Begin Given information

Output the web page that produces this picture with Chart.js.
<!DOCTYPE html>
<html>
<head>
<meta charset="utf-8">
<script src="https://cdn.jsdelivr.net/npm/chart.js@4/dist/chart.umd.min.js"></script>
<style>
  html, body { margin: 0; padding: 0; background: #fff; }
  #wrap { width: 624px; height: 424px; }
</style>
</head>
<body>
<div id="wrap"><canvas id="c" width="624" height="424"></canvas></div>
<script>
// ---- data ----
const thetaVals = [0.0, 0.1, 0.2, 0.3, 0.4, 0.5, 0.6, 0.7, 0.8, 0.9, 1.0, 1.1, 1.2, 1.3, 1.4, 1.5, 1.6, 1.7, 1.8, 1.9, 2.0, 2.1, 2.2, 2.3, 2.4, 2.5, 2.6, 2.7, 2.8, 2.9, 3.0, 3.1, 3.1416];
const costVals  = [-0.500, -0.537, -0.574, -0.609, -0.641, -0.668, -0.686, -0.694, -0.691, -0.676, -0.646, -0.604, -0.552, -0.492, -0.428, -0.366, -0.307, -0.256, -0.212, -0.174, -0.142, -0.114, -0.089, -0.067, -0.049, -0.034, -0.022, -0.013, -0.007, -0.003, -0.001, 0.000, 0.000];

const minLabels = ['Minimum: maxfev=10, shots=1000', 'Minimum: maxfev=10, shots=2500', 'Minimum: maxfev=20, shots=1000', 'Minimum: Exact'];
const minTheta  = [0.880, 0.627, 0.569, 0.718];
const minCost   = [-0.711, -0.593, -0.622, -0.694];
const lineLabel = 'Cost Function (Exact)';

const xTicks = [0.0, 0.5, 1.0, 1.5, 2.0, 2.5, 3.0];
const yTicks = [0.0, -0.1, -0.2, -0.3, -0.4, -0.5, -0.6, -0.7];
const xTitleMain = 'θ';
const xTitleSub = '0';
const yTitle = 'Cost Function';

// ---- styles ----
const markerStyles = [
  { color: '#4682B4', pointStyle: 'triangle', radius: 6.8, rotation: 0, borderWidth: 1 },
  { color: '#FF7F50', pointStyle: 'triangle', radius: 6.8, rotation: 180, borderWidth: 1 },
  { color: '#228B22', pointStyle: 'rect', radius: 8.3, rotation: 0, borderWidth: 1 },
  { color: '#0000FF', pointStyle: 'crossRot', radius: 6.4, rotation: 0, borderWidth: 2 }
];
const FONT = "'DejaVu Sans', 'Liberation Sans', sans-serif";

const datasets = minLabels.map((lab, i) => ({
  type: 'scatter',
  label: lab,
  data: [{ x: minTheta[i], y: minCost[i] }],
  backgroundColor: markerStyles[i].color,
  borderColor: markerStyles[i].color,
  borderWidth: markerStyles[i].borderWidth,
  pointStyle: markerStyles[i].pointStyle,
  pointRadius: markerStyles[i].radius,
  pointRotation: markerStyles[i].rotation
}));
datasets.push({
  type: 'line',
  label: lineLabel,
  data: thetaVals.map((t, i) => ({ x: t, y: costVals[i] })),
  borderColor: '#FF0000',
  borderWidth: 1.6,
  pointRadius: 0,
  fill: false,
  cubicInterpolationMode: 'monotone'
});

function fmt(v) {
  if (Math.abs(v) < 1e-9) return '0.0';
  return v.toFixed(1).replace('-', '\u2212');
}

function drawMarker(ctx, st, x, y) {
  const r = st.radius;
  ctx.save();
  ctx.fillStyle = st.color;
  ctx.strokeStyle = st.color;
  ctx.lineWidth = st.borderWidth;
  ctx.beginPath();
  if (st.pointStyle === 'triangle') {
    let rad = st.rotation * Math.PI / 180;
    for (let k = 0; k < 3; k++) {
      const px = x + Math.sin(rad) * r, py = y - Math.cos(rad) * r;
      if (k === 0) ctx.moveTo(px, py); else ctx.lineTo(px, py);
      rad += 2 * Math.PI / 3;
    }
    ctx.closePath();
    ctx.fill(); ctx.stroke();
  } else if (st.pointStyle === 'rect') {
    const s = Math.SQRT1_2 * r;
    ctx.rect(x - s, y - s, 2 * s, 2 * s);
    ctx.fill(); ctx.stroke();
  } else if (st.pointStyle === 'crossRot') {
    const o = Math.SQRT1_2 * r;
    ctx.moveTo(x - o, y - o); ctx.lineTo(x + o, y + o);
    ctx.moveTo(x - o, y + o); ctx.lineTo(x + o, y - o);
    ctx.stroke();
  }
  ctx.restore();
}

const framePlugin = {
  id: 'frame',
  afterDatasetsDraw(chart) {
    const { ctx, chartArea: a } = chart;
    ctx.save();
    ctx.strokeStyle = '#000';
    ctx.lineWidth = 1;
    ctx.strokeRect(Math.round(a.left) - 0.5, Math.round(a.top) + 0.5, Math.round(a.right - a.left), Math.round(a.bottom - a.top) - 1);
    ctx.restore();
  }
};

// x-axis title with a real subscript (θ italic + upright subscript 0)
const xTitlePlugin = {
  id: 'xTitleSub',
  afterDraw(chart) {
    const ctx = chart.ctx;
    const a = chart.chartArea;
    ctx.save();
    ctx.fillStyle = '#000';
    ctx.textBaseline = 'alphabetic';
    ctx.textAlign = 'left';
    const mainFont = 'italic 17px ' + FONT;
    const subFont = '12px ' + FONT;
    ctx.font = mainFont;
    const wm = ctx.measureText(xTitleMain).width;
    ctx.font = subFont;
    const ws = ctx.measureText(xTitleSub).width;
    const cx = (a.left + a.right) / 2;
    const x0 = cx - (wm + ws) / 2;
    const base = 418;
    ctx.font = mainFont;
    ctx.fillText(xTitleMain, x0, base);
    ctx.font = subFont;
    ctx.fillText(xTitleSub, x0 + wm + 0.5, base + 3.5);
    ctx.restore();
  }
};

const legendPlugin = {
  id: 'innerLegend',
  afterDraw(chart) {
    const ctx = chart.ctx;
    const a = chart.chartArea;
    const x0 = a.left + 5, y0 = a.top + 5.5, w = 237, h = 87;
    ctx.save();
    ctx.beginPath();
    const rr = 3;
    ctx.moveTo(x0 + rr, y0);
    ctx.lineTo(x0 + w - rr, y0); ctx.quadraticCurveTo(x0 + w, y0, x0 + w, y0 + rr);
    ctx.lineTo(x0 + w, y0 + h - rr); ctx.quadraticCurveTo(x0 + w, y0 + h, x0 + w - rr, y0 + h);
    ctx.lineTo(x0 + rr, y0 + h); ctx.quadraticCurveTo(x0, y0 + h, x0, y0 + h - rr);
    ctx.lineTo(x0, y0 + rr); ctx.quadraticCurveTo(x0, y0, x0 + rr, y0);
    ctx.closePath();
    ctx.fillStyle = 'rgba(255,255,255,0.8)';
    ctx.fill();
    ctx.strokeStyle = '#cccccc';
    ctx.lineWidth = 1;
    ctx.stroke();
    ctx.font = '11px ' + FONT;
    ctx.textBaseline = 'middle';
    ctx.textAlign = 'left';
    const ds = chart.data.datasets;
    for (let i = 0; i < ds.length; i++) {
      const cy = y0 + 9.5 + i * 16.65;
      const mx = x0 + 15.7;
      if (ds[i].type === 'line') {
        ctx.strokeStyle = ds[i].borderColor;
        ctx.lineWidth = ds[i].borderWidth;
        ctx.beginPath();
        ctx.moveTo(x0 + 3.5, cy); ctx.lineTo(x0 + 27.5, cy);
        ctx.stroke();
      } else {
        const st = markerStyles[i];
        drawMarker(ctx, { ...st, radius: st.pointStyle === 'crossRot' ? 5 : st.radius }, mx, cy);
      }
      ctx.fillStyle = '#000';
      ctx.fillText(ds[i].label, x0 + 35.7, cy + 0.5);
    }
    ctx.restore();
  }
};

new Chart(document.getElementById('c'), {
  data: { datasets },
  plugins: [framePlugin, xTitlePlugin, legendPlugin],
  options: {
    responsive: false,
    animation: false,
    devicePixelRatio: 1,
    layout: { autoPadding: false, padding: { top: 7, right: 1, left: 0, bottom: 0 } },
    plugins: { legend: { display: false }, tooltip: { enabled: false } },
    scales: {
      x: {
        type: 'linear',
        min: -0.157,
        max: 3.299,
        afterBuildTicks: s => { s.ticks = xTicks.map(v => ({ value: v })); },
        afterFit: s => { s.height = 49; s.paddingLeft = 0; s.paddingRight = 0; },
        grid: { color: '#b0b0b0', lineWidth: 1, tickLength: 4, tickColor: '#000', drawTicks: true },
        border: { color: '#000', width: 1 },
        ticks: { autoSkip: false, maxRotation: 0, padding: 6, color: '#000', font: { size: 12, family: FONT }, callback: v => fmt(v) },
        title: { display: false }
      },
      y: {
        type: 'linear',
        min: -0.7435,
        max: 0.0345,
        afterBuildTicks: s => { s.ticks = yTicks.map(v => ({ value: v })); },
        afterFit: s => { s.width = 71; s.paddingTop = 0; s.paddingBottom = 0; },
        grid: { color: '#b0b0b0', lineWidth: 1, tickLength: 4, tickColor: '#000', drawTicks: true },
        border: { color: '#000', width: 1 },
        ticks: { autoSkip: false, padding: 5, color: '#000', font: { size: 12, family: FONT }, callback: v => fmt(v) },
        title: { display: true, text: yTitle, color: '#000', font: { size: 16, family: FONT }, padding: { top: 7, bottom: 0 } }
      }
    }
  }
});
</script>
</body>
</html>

End Given information

**Problem details:** Quote the listing above from its first line to the line with "-0.001, 0.000, 0.000];", inclusive, and add nothing.

**Answer to this problem:**
Output the web page that produces this picture with Chart.js.
<!DOCTYPE html>
<html>
<head>
<meta charset="utf-8">
<script src="https://cdn.jsdelivr.net/npm/chart.js@4/dist/chart.umd.min.js"></script>
<style>
  html, body { margin: 0; padding: 0; background: #fff; }
  #wrap { width: 624px; height: 424px; }
</style>
</head>
<body>
<div id="wrap"><canvas id="c" width="624" height="424"></canvas></div>
<script>
// ---- data ----
const thetaVals = [0.0, 0.1, 0.2, 0.3, 0.4, 0.5, 0.6, 0.7, 0.8, 0.9, 1.0, 1.1, 1.2, 1.3, 1.4, 1.5, 1.6, 1.7, 1.8, 1.9, 2.0, 2.1, 2.2, 2.3, 2.4, 2.5, 2.6, 2.7, 2.8, 2.9, 3.0, 3.1, 3.1416];
const costVals  = [-0.500, -0.537, -0.574, -0.609, -0.641, -0.668, -0.686, -0.694, -0.691, -0.676, -0.646, -0.604, -0.552, -0.492, -0.428, -0.366, -0.307, -0.256, -0.212, -0.174, -0.142, -0.114, -0.089, -0.067, -0.049, -0.034, -0.022, -0.013, -0.007, -0.003, -0.001, 0.000, 0.000];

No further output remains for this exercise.